TASK TO COMPLETE:
Read the data and repeat it in full, exactly.

↓↓↓

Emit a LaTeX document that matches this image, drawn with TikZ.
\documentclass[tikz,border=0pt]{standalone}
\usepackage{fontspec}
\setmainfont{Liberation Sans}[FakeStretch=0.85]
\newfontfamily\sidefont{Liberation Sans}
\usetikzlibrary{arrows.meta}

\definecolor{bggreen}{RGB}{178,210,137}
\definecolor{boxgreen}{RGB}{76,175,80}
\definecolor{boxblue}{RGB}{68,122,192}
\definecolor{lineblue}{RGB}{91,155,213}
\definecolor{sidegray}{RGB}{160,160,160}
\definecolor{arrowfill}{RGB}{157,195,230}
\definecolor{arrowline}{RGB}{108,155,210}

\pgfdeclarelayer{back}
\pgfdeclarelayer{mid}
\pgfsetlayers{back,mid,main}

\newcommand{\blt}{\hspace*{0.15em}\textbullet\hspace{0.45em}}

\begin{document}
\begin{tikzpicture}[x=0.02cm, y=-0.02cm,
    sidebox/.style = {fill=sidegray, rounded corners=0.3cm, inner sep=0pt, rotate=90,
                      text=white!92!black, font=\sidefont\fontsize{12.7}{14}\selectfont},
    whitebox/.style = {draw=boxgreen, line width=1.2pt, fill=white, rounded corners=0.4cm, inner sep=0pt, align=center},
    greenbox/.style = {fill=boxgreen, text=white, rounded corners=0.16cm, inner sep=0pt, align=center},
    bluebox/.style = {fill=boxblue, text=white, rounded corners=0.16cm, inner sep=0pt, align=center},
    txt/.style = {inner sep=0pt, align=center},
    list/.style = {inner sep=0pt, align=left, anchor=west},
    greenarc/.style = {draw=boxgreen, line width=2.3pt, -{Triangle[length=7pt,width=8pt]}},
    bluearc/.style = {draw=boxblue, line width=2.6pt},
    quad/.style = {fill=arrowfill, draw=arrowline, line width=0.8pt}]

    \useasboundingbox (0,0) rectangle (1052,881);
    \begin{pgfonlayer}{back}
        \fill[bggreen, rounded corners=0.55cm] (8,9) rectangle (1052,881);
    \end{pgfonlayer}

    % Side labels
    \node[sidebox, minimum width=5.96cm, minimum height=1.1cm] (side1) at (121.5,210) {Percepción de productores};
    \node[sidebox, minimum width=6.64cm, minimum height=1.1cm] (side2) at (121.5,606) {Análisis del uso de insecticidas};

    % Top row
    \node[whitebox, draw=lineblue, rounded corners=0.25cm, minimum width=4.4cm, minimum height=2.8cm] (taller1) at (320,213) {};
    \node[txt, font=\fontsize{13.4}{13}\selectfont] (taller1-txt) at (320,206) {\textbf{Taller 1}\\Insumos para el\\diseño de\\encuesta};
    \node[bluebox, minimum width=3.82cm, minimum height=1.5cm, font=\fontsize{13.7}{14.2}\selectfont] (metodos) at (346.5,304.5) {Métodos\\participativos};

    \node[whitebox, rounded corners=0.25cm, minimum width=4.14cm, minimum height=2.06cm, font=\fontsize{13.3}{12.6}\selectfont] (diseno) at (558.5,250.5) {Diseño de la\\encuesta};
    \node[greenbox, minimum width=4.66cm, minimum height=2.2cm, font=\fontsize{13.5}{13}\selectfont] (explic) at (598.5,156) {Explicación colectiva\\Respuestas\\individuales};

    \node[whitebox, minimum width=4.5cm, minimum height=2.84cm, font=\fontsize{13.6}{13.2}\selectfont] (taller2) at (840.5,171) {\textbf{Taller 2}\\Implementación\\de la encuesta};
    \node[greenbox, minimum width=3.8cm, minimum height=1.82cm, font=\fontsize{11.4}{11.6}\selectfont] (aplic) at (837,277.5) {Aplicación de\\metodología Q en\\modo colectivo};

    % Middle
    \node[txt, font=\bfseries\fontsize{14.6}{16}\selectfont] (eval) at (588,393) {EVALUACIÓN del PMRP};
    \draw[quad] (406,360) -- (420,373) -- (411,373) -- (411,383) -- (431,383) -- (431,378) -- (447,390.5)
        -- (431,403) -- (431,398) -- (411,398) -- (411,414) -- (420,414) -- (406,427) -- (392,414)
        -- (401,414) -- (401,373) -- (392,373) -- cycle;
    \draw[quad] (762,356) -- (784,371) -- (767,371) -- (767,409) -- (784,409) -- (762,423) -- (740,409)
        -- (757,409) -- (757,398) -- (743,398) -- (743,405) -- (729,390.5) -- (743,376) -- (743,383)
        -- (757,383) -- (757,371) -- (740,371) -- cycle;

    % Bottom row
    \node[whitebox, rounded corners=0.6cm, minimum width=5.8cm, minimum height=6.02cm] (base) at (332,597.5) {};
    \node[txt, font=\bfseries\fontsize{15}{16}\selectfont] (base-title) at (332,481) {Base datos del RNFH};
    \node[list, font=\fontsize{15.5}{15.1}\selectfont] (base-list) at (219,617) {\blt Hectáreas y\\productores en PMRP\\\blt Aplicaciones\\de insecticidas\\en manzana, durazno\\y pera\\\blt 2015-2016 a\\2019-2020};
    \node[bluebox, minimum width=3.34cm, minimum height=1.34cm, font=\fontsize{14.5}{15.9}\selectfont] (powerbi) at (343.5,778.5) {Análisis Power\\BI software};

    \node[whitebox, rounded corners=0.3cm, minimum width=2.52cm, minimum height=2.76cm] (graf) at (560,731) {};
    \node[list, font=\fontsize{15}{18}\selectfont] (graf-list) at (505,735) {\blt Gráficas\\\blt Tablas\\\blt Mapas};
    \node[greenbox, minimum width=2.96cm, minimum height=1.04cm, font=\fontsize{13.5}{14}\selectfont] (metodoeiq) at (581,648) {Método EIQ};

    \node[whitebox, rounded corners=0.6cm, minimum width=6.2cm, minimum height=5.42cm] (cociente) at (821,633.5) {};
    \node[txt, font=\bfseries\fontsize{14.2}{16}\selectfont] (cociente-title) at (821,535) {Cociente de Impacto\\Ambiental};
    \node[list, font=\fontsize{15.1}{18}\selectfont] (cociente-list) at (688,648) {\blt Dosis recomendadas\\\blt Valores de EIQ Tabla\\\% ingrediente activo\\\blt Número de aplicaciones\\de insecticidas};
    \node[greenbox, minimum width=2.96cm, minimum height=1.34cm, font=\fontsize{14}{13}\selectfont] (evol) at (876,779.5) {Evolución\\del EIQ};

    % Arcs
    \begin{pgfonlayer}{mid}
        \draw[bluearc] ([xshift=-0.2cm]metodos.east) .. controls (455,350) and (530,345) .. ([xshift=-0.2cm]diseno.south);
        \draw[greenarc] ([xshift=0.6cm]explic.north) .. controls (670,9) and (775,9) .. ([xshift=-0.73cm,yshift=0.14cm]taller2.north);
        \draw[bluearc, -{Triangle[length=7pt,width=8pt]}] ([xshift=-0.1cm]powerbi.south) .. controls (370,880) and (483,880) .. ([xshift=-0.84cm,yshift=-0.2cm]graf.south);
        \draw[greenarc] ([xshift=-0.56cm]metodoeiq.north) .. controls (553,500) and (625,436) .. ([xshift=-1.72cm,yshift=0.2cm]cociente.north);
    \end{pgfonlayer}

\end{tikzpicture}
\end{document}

↑↑↑

THE ANSWER:
Emit a LaTeX document that matches this image, drawn with TikZ.
\documentclass[tikz,border=0pt]{standalone}
\usepackage{fontspec}
\setmainfont{Liberation Sans}[FakeStretch=0.85]
\newfontfamily\sidefont{Liberation Sans}
\usetikzlibrary{arrows.meta}

\definecolor{bggreen}{RGB}{178,210,137}
\definecolor{boxgreen}{RGB}{76,175,80}
\definecolor{boxblue}{RGB}{68,122,192}
\definecolor{lineblue}{RGB}{91,155,213}
\definecolor{sidegray}{RGB}{160,160,160}
\definecolor{arrowfill}{RGB}{157,195,230}
\definecolor{arrowline}{RGB}{108,155,210}

\pgfdeclarelayer{back}
\pgfdeclarelayer{mid}
\pgfsetlayers{back,mid,main}

\newcommand{\blt}{\hspace*{0.15em}\textbullet\hspace{0.45em}}

\begin{document}
\begin{tikzpicture}[x=0.02cm, y=-0.02cm,
    sidebox/.style = {fill=sidegray, rounded corners=0.3cm, inner sep=0pt, rotate=90,
                      text=white!92!black, font=\sidefont\fontsize{12.7}{14}\selectfont},
    whitebox/.style = {draw=boxgreen, line width=1.2pt, fill=white, rounded corners=0.4cm, inner sep=0pt, align=center},
    greenbox/.style = {fill=boxgreen, text=white, rounded corners=0.16cm, inner sep=0pt, align=center},
    bluebox/.style = {fill=boxblue, text=white, rounded corners=0.16cm, inner sep=0pt, align=center},
    txt/.style = {inner sep=0pt, align=center},
    list/.style = {inner sep=0pt, align=left, anchor=west},
    greenarc/.style = {draw=boxgreen, line width=2.3pt, -{Triangle[length=7pt,width=8pt]}},
    bluearc/.style = {draw=boxblue, line width=2.6pt},
    quad/.style = {fill=arrowfill, draw=arrowline, line width=0.8pt}]

    \useasboundingbox (0,0) rectangle (1052,881);
    \begin{pgfonlayer}{back}
        \fill[bggreen, rounded corners=0.55cm] (8,9) rectangle (1052,881);
    \end{pgfonlayer}

    % Side labels
    \node[sidebox, minimum width=5.96cm, minimum height=1.1cm] (side1) at (121.5,210) {Percepción de productores};
    \node[sidebox, minimum width=6.64cm, minimum height=1.1cm] (side2) at (121.5,606) {Análisis del uso de insecticidas};

    % Top row
    \node[whitebox, draw=lineblue, rounded corners=0.25cm, minimum width=4.4cm, minimum height=2.8cm] (taller1) at (320,213) {};
    \node[txt, font=\fontsize{13.4}{13}\selectfont] (taller1-txt) at (320,206) {\textbf{Taller 1}\\Insumos para el\\diseño de\\encuesta};
    \node[bluebox, minimum width=3.82cm, minimum height=1.5cm, font=\fontsize{13.7}{14.2}\selectfont] (metodos) at (346.5,304.5) {Métodos\\participativos};

    \node[whitebox, rounded corners=0.25cm, minimum width=4.14cm, minimum height=2.06cm, font=\fontsize{13.3}{12.6}\selectfont] (diseno) at (558.5,250.5) {Diseño de la\\encuesta};
    \node[greenbox, minimum width=4.66cm, minimum height=2.2cm, font=\fontsize{13.5}{13}\selectfont] (explic) at (598.5,156) {Explicación colectiva\\Respuestas\\individuales};

    \node[whitebox, minimum width=4.5cm, minimum height=2.84cm, font=\fontsize{13.6}{13.2}\selectfont] (taller2) at (840.5,171) {\textbf{Taller 2}\\Implementación\\de la encuesta};
    \node[greenbox, minimum width=3.8cm, minimum height=1.82cm, font=\fontsize{11.4}{11.6}\selectfont] (aplic) at (837,277.5) {Aplicación de\\metodología Q en\\modo colectivo};

    % Middle
    \node[txt, font=\bfseries\fontsize{14.6}{16}\selectfont] (eval) at (588,393) {EVALUACIÓN del PMRP};
    \draw[quad] (406,360) -- (420,373) -- (411,373) -- (411,383) -- (431,383) -- (431,378) -- (447,390.5)
        -- (431,403) -- (431,398) -- (411,398) -- (411,414) -- (420,414) -- (406,427) -- (392,414)
        -- (401,414) -- (401,373) -- (392,373) -- cycle;
    \draw[quad] (762,356) -- (784,371) -- (767,371) -- (767,409) -- (784,409) -- (762,423) -- (740,409)
        -- (757,409) -- (757,398) -- (743,398) -- (743,405) -- (729,390.5) -- (743,376) -- (743,383)
        -- (757,383) -- (757,371) -- (740,371) -- cycle;

    % Bottom row
    \node[whitebox, rounded corners=0.6cm, minimum width=5.8cm, minimum height=6.02cm] (base) at (332,597.5) {};
    \node[txt, font=\bfseries\fontsize{15}{16}\selectfont] (base-title) at (332,481) {Base datos del RNFH};
    \node[list, font=\fontsize{15.5}{15.1}\selectfont] (base-list) at (219,617) {\blt Hectáreas y\\productores en PMRP\\\blt Aplicaciones\\de insecticidas\\en manzana, durazno\\y pera\\\blt 2015-2016 a\\2019-2020};
    \node[bluebox, minimum width=3.34cm, minimum height=1.34cm, font=\fontsize{14.5}{15.9}\selectfont] (powerbi) at (343.5,778.5) {Análisis Power\\BI software};

    \node[whitebox, rounded corners=0.3cm, minimum width=2.52cm, minimum height=2.76cm] (graf) at (560,731) {};
    \node[list, font=\fontsize{15}{18}\selectfont] (graf-list) at (505,735) {\blt Gráficas\\\blt Tablas\\\blt Mapas};
    \node[greenbox, minimum width=2.96cm, minimum height=1.04cm, font=\fontsize{13.5}{14}\selectfont] (metodoeiq) at (581,648) {Método EIQ};

    \node[whitebox, rounded corners=0.6cm, minimum width=6.2cm, minimum height=5.42cm] (cociente) at (821,633.5) {};
    \node[txt, font=\bfseries\fontsize{14.2}{16}\selectfont] (cociente-title) at (821,535) {Cociente de Impacto\\Ambiental};
    \node[list, font=\fontsize{15.1}{18}\selectfont] (cociente-list) at (688,648) {\blt Dosis recomendadas\\\blt Valores de EIQ Tabla\\\% ingrediente activo\\\blt Número de aplicaciones\\de insecticidas};
    \node[greenbox, minimum width=2.96cm, minimum height=1.34cm, font=\fontsize{14}{13}\selectfont] (evol) at (876,779.5) {Evolución\\del EIQ};

    % Arcs
    \begin{pgfonlayer}{mid}
        \draw[bluearc] ([xshift=-0.2cm]metodos.east) .. controls (455,350) and (530,345) .. ([xshift=-0.2cm]diseno.south);
        \draw[greenarc] ([xshift=0.6cm]explic.north) .. controls (670,9) and (775,9) .. ([xshift=-0.73cm,yshift=0.14cm]taller2.north);
        \draw[bluearc, -{Triangle[length=7pt,width=8pt]}] ([xshift=-0.1cm]powerbi.south) .. controls (370,880) and (483,880) .. ([xshift=-0.84cm,yshift=-0.2cm]graf.south);
        \draw[greenarc] ([xshift=-0.56cm]metodoeiq.north) .. controls (553,500) and (625,436) .. ([xshift=-1.72cm,yshift=0.2cm]cociente.north);
    \end{pgfonlayer}

\end{tikzpicture}
\end{document}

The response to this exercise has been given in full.